Jackson warned that if the Bank, a “mere monied corporation,” could use its money to buy politicians, “then nothing remains of our boasted freedom except the skin of the immolated victim.” He told his close friend and advisor Martin Van Buren: “The Bank, Mr. Van Buren, is trying to kill me, but I will kill it!”
He did. The Bank’s charter, the document that gave it the United States government’s permission to exist, didn’t expire until 1836, but in early 1832, the president of the Bank, Nicholas Biddle, applied for a new charter. His sole reason for doing this was to force Jackson to refuse to recharter the Bank; Biddle assumed that Jackson’s opposition to the Bank would be unpopular and lead to his defeat in the upcoming election, and so he wanted to make sure the president committed publicly to this opposition during the campaign season.

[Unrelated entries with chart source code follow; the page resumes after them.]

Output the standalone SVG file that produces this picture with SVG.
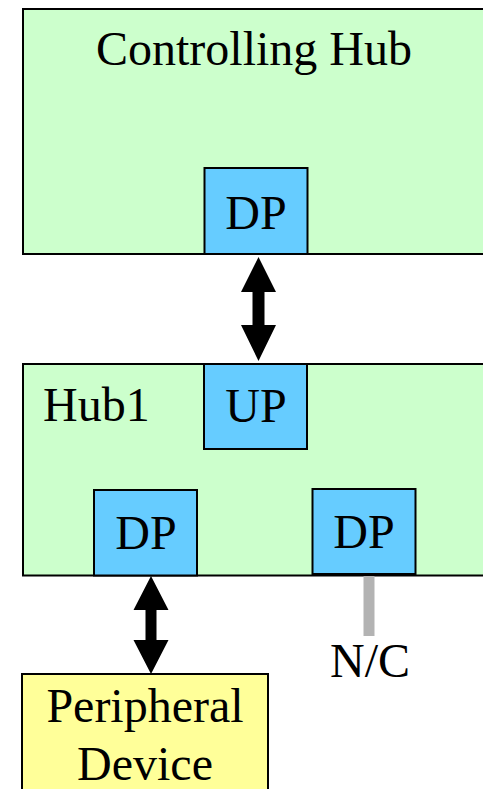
<svg xmlns="http://www.w3.org/2000/svg" width="483" height="789" viewBox="0 0 483 789">
  <style>
    .hub { fill: #ccffcc; stroke: #000; stroke-width: 2; }
    .port { fill: #66ccff; stroke: #000; stroke-width: 2; }
    .dev { fill: #ffff99; stroke: #000; stroke-width: 2; }
    text { font-family: "Liberation Serif", "Times New Roman", serif; font-size: 48px; fill: #000; }
    .c { text-anchor: middle; }
    .arrow { fill: #000; }
    .nc { stroke: #b3b3b3; stroke-width: 11; }
  </style>
  <rect width="483" height="789" fill="#fff"/>

  <g id="controlling-hub">
    <rect class="hub" x="23" y="9" width="470" height="245"/>
    <text class="c" x="254" y="65">Controlling Hub</text>
  </g>
  <g id="ch-dp">
    <rect class="port" x="204.5" y="168" width="103" height="86"/>
    <text class="c" x="256" y="229">DP</text>
  </g>

  <g id="hub1">
    <rect class="hub" x="23" y="364" width="470" height="211.5"/>
    <text x="43" y="421">Hub1</text>
  </g>
  <g id="hub1-up">
    <rect class="port" x="204" y="364" width="103" height="85"/>
    <text class="c" x="256" y="422">UP</text>
  </g>
  <g id="hub1-dp1">
    <rect class="port" x="94" y="490" width="103" height="85.5"/>
    <text class="c" x="146" y="549">DP</text>
  </g>
  <g id="hub1-dp2">
    <rect class="port" x="312.5" y="489" width="103" height="85"/>
    <text class="c" x="364" y="548">DP</text>
  </g>

  <g id="peripheral-device">
    <rect class="dev" x="22" y="674" width="246" height="130"/>
    <text class="c" x="145" y="722">Peripheral</text>
    <text class="c" x="145" y="780">Device</text>
  </g>

  <g id="nc-label">
    <text class="c" x="370" y="677">N/C</text>
  </g>

  <g id="connectors">
    <!-- Controlling Hub DP <-> Hub1 UP -->
    <polygon class="arrow" points="258.5,257 276,292 264.5,292 264.5,325 276,325 258.5,361 241,325 252.5,325 252.5,292 241,292"/>
    <!-- Hub1 DP <-> Peripheral Device -->
    <polygon class="arrow" points="151,576 168.5,610 156.5,610 156.5,640 168.5,640 151,674 133.5,640 145.5,640 145.5,610 133.5,610"/>
    <!-- unconnected port -->
    <line class="nc" x1="369" y1="576" x2="369" y2="636"/>
  </g>
</svg>
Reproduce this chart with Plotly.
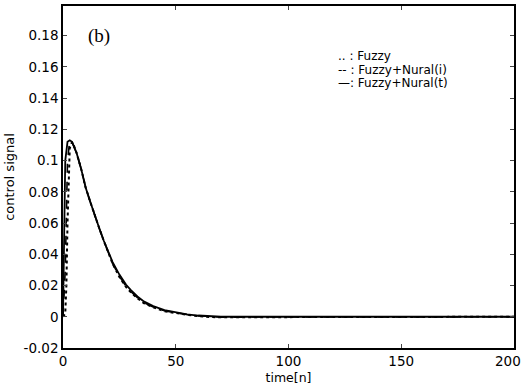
import plotly.graph_objects as go

# data
n_fuzzy = [0, 1, 1.5, 2, 3, 4, 5, 6, 8, 10, 12, 14, 16, 18, 20, 22, 25, 28, 30, 33, 36, 40, 45, 50, 55, 60, 65, 70, 80, 100, 150, 200]
u_fuzzy = [0, 0.002, 0.02, 0.06, 0.108, 0.112, 0.109, 0.105, 0.095, 0.083, 0.074, 0.065, 0.057, 0.049, 0.041, 0.034, 0.0255, 0.019, 0.0158, 0.0118, 0.0086, 0.006, 0.0036, 0.0022, 0.0012, 0.0004, -0.0002, -0.0003, -0.0003, -0.0002, -0.0001, 0]

n_nural_i = [0, 1, 2, 3, 4, 5, 6, 8, 10, 12, 14, 16, 18, 20, 22, 25, 28, 30, 33, 36, 40, 45, 50, 55, 60, 65, 70, 80, 100, 150, 200]
u_nural_i = [0, 0.03, 0.1, 0.113, 0.112, 0.109, 0.105, 0.095, 0.083, 0.074, 0.065, 0.057, 0.049, 0.041, 0.034, 0.026, 0.0195, 0.0162, 0.0122, 0.009, 0.0063, 0.0038, 0.0024, 0.0014, 0.0006, 0.0, -0.0002, -0.0002, -0.0001, 0, 0]

n_nural_t = [0, 0.5, 1, 2, 3, 4, 5, 6, 8, 10, 12, 14, 16, 18, 20, 22, 25, 28, 30, 33, 36, 40, 45, 50, 55, 60, 65, 70, 80, 100, 150, 200]
u_nural_t = [0, 0.06, 0.1, 0.112, 0.113, 0.112, 0.109, 0.105, 0.095, 0.083, 0.074, 0.065, 0.057, 0.049, 0.042, 0.035, 0.027, 0.0205, 0.0172, 0.013, 0.0097, 0.0068, 0.0042, 0.0027, 0.0016, 0.0008, 0.0002, 0, 0, 0, 0, 0]

x_ticks = [0, 50, 100, 150, 200]
x_tick_labels = ["0", "50", "100", "150", ""]
x_last_label = "200"
y_ticks = [-0.02, 0, 0.02, 0.04, 0.06, 0.08, 0.1, 0.12, 0.14, 0.16, 0.18]
y_tick_labels = ["-0.02", "0", "0.02", "0.04", "0.06", "0.08", "0.1", "0.12", "0.14", "0.16", "0.18"]

legend_lines = [".. : Fuzzy", "-- : Fuzzy+Nural(i)", "—: Fuzzy+Nural(t)"]

fig = go.Figure()
fig.add_trace(go.Scatter(x=n_fuzzy, y=u_fuzzy, mode="lines",
                         line=dict(color="black", width=2, dash="dot"), name="Fuzzy"))
fig.add_trace(go.Scatter(x=n_nural_i, y=u_nural_i, mode="lines",
                         line=dict(color="black", width=1.6, dash="dash"), name="Fuzzy+Nural(i)"))
fig.add_trace(go.Scatter(x=n_nural_t, y=u_nural_t, mode="lines",
                         line=dict(color="black", width=1.8), name="Fuzzy+Nural(t)"))

font_family = "DejaVu Sans, Liberation Sans, sans-serif"

fig.update_layout(
    width=523, height=390,
    margin=dict(l=63, r=9, t=6, b=42, autoexpand=False),
    paper_bgcolor="white", plot_bgcolor="white",
    showlegend=False,
    font=dict(family=font_family, size=13, color="black"),
    xaxis=dict(range=[0, 200], tickvals=x_ticks, ticktext=x_tick_labels,
               ticks="inside", ticklen=4, automargin=False,
               showline=True, linecolor="black", linewidth=1.5, mirror="ticks",
               showgrid=False, zeroline=False, tickfont=dict(size=13.5),
               title=dict(text="time[n]", font=dict(size=12.5), standoff=5)),
    yaxis=dict(range=[-0.02, 0.199], tickvals=y_ticks, ticktext=y_tick_labels,
               ticks="inside", ticklen=4, automargin=False,
               showline=True, linecolor="black", linewidth=1.5, mirror="ticks",
               showgrid=False, zeroline=False, tickfont=dict(size=13.5),
               title=dict(text="control signal", font=dict(size=13), standoff=6)),
)

# last x tick label, kept inside the page edge
fig.add_annotation(x=x_ticks[-1], xref="x", y=0, yref="paper", text=x_last_label,
                   showarrow=False, xanchor="right", yanchor="top", xshift=9, yshift=-3,
                   font=dict(family=font_family, size=13.5))

fig.add_annotation(x=0.051, y=0.912, xref="paper", yref="paper", text="(b)",
                   showarrow=False, xanchor="left", yanchor="middle",
                   font=dict(family="Liberation Serif, Times New Roman, serif", size=19))

for i, t in enumerate(legend_lines):
    fig.add_annotation(x=0.605, y=0.853 - i * 0.039, xref="paper", yref="paper", text=t,
                       showarrow=False, xanchor="left", yanchor="middle",
                       font=dict(family=font_family, size=12))

fig.write_html("out.html")
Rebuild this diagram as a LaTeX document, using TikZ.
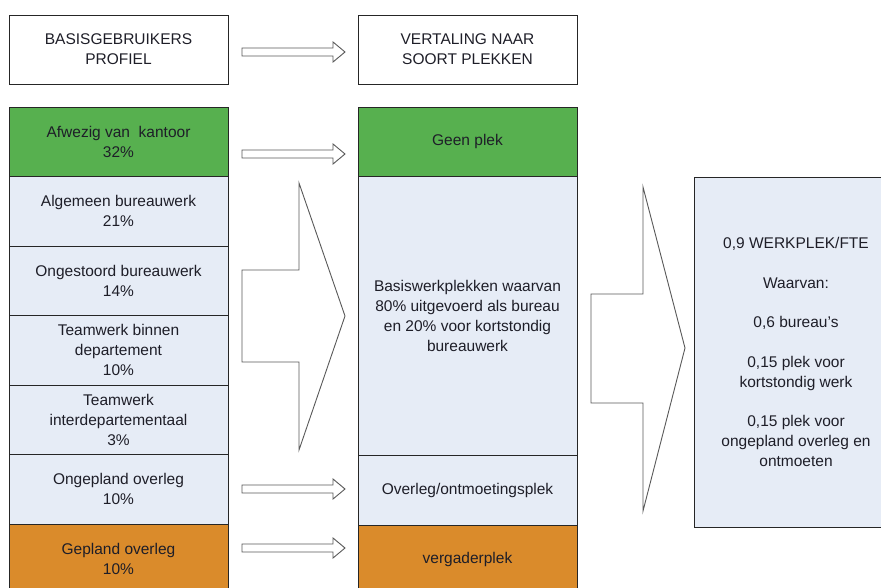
\documentclass[tikz,border=0pt]{standalone}
\usepackage{fontspec}
\setmainfont{Liberation Sans}
\usetikzlibrary{positioning}
\definecolor{groen}{RGB}{87,176,79}
\definecolor{lichtblauw}{RGB}{230,236,246}
\definecolor{oranje}{RGB}{218,139,43}
\definecolor{tekst}{RGB}{30,30,40}

\begin{document}
\begin{tikzpicture}[x=1pt, y=-1pt, node distance=0pt,
		cel/.style = {draw=black!85, line width=0.9pt, minimum width=219pt, minimum height=69.5pt, align=center, inner sep=0pt, outer sep=0pt, text=tekst, font=\fontsize{15.5}{20}\selectfont, anchor=north west},
		kop/.style = {cel, fill=white, minimum height=69pt},
		groenvak/.style = {cel, fill=groen},
		blauwvak/.style = {cel, fill=lichtblauw},
		oranjevak/.style = {cel, fill=oranje},
		blokpijl/.style = {draw=black!65, line width=0.9pt, fill=white},
		pijltje/.pic = {\draw[blokpijl] (0,-4) -- (91,-4) -- (91,-10) -- (103,0) -- (91,10) -- (91,4) -- (0,4) -- cycle;}]

		\useasboundingbox (0,0) rectangle (881,588);
		\clip (0,0) rectangle (881,588);

		% koppen
		\node[kop] (profiel) at (9,15) {BASISGEBRUIKERS\\PROFIEL};
		\node[kop] (vertaling) at (358,15) {VERTALING NAAR\\SOORT PLEKKEN};

		% gebruikersprofiel
		\node[groenvak] (afwezig) at (9,107) {Afwezig van\ \ kantoor\\32\%};
		\node[blauwvak, below=of afwezig] (algemeen) {Algemeen bureauwerk\\21\%};
		\node[blauwvak, below=of algemeen] (ongestoord) {Ongestoord bureauwerk\\14\%};
		\node[blauwvak, below=of ongestoord] (binnen) {Teamwerk binnen\\departement\\10\%};
		\node[blauwvak, below=of binnen] (inter) {Teamwerk\\interdepartementaal\\3\%};
		\node[blauwvak, below=of inter] (ongepland) {Ongepland overleg\\10\%};
		\node[oranjevak, below=of ongepland] (gepland) {Gepland overleg\\10\%};

		% soort plekken
		\node[groenvak] (geenplek) at (358,107) {Geen plek};
		\node[blauwvak, below=of geenplek, minimum height=279pt] (basis) {Basiswerkplekken waarvan\\80\% uitgevoerd als bureau\\en 20\% voor kortstondig\\bureauwerk};
		\node[blauwvak, below=of basis] (overleg) {Overleg/ontmoetingsplek};
		\node[oranjevak, below=of overleg] (vergader) {vergaderplek};

		% norm
		\node[blauwvak, minimum width=204pt, minimum height=350pt] (norm) at (694,177) {0,9 WERKPLEK/FTE\\[19.5pt]Waarvan:\\[19.5pt]0,6 bureau's\\[19.5pt]0,15 plek voor\\kortstondig werk\\[19.5pt]0,15 plek voor\\ongepland overleg en\\ontmoeten};

		% pijlen
		\pic at (242,52) {pijltje};
		\pic at (242,154) {pijltje};
		\pic at (242,489) {pijltje};
		\pic at (242,548) {pijltje};
		\draw[blokpijl] (242,270) -- (299,270) -- (299,183) -- (345,316) -- (299,450) -- (299,362) -- (242,362) -- cycle;
		\draw[blokpijl] (591,294) -- (643,294) -- (643,187) -- (685,348) -- (643,511) -- (643,403) -- (591,403) -- cycle;
	\end{tikzpicture}
\end{document}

Jackson duly vetoed a bill for rechartering the Bank in July 1832, whereupon Biddle poured massive amounts of money into the campaign of Jackson’s opponent, Henry Clay. Clay campaigned on the issue of the Bank, but this issue did not prove as popular as he and Biddle had hoped. The American people saw Jackson as their champion against moneyed interests that were corrupting the body politic. Clay was resoundingly defeated, with 49 electoral votes against Jackson’s 219.
Rating America’s Presidents shows history in the process of repeating itself. Today, President Trump is, like Jackson, facing a coterie of secretive and unaccountable forces that hold undue sway over the course of American domestic and foreign policy. As in Jackson’s war against the Bank of the United States, Trump must destroy these forces, or they will destroy him – and in this case, likely take the nation down as well. Just as in 1832, these powerful forces are hoping by means of a presidential election to restore and cement their hegemony. The future of America as a free society, in which officials are accountable to the people, hangs in the balance.